Des personnes influentes, qui sont toujours en vie, ont vu le jour dans cette île. En l'occurrence, Mamadou Thior, actuel président du Conseil pour l'Observation des Règles d'Éthique et de Déontologie dans les médias au Sénégal (Cored), Lamine Diatta (ancien international sénégalais et actuellement membre du staff technique de l'équipe nationale de football du Sénégal) ...

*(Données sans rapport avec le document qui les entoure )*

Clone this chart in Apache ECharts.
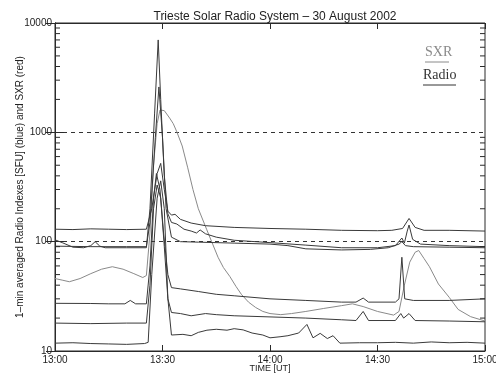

Les témoignages recueillis renseignent que Thiallane est un village qui a toujours répandu ses rayons de bénédiction sur ses fils. « Un jour, un vieil homme, venu d'une localité lointaine, m'a raconté une anecdote. Alors qu'il était venu à Thiallane pour une certaine mission, il a fait escale chez un vieux père qui habitait, à l'époque, une maison non loin de l'entrée du village. Après avoir donné de l'eau à boire à l'hôte, le vieux père lui assure que sa mission était déjà accomplie sous prétexte qu'il a mis les pieds dans sa maison », raconte El Hadji Sarr,

Aujourd'hui, Thiallane souffre de son enclavement. Bien qu'il garde toujours sa belle nature et son environnement sain, le village manque, cependant, de beaucoup de choses : électricité, structure de santé et tant d'autres commodités.